### Brief
Without the pictures, output the lines of the material from the very first through the one that holds "import pandas as pd".

### Information provided
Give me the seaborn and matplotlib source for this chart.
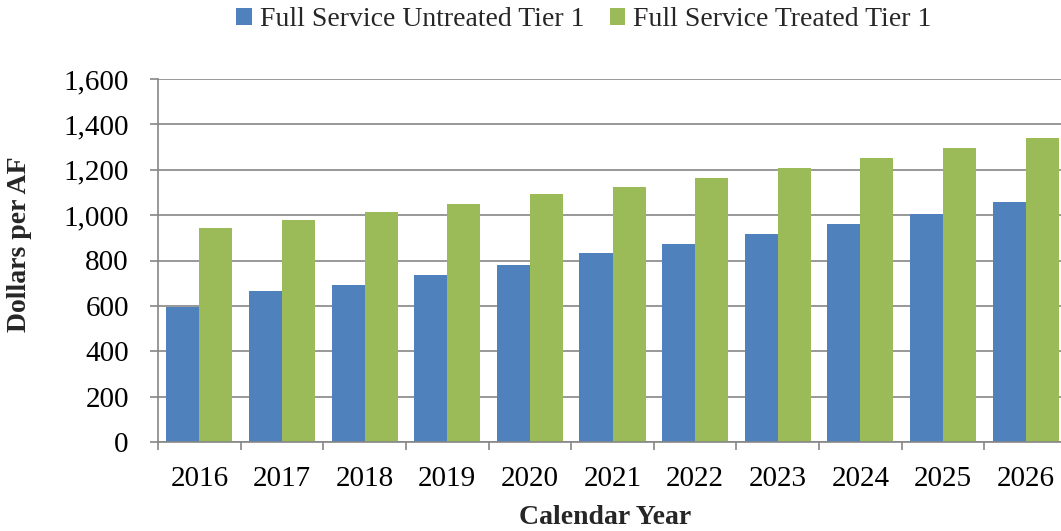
import matplotlib
matplotlib.use("Agg")
import matplotlib.pyplot as plt
import matplotlib.ticker as mticker
from matplotlib.patches import Patch
import seaborn as sns
import pandas as pd

years = ["2016", "2017", "2018", "2019", "2020", "2021", "2022", "2023", "2024", "2025", "2026"]
untreated = [595, 664, 690, 734, 778, 831, 874, 918, 962, 1006, 1059]
treated = [945, 980, 1015, 1050, 1094, 1122, 1163, 1208, 1252, 1296, 1340]
series_names = ["Full Service Untreated Tier 1", "Full Service Treated Tier 1"]
colors = ["#4F81BD", "#9BBB59"]

df = pd.DataFrame({
    "Year": years * 2,
    "Series": [series_names[0]] * len(years) + [series_names[1]] * len(years),
    "Value": untreated + treated,
})

sns.set_theme(style="white")
plt.rcParams["font.family"] = ["Liberation Serif", "DejaVu Serif"]

W, H = 1061, 531
fig = plt.figure(figsize=(W / 100, H / 100), dpi=100)
ax = fig.add_axes([158 / W, 1 - 442 / H, (1067 - 158) / W, (442 - 79) / H])

grid_c = "#868686"
sns.barplot(data=df, x="Year", y="Value", hue="Series", palette=colors,
            order=years, hue_order=series_names, width=0.8, ax=ax,
            legend=False, linewidth=0, saturation=1)

ax.set_ylim(0, 1600)
ax.set_xlim(-0.5, len(years) - 0.5)
ax.yaxis.set_major_locator(mticker.MultipleLocator(200))
ax.yaxis.set_major_formatter(mticker.FuncFormatter(lambda v, p: f"{int(v):,}"))
ax.set_axisbelow(True)
ax.grid(axis="y", color=grid_c, linewidth=1.2)
ax.grid(axis="x", visible=False)

for s in ["top", "right"]:
    ax.spines[s].set_visible(False)
for s in ["left", "bottom"]:
    ax.spines[s].set_color(grid_c)
    ax.spines[s].set_linewidth(1.2)

ax.xaxis.set_minor_locator(mticker.FixedLocator([i - 0.5 for i in range(len(years) + 1)]))
ax.tick_params(axis="x", which="major", length=0, pad=17, labelsize=21, colors="black")
ax.tick_params(axis="x", which="minor", length=6, width=1.2, color=grid_c, direction="out", bottom=True)
ax.tick_params(axis="y", which="major", length=6, width=1.2, color=grid_c, direction="out",
               left=True, pad=15, labelsize=21, labelcolor="black")

ax.set_xlabel("Calendar Year", fontsize=20, fontweight="bold")
ax.set_ylabel("Dollars per AF", fontsize=20, fontweight="bold")
ax.yaxis.set_label_coords((32 - 158) / (1067 - 158), (442 - 244) / (442 - 79))
ax.xaxis.set_label_coords((605 - 158) / (1067 - 158), -(518 - 442) / (442 - 79))
ax.xaxis.label.set_va("center")

handles = [Patch(facecolor=c, edgecolor="none") for c in colors]
fig.legend(handles, series_names, loc="center", bbox_to_anchor=(584 / W, 1 - 20 / H),
           ncol=2, frameon=False, fontsize=20, handlelength=0.55, handleheight=0.55,
           handletextpad=0.3, columnspacing=0.9, borderaxespad=0)

fig.savefig("out.png", dpi=100)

### Written answer
Give me the seaborn and matplotlib source for this chart.
import matplotlib
matplotlib.use("Agg")
import matplotlib.pyplot as plt
import matplotlib.ticker as mticker
from matplotlib.patches import Patch
import seaborn as sns
import pandas as pd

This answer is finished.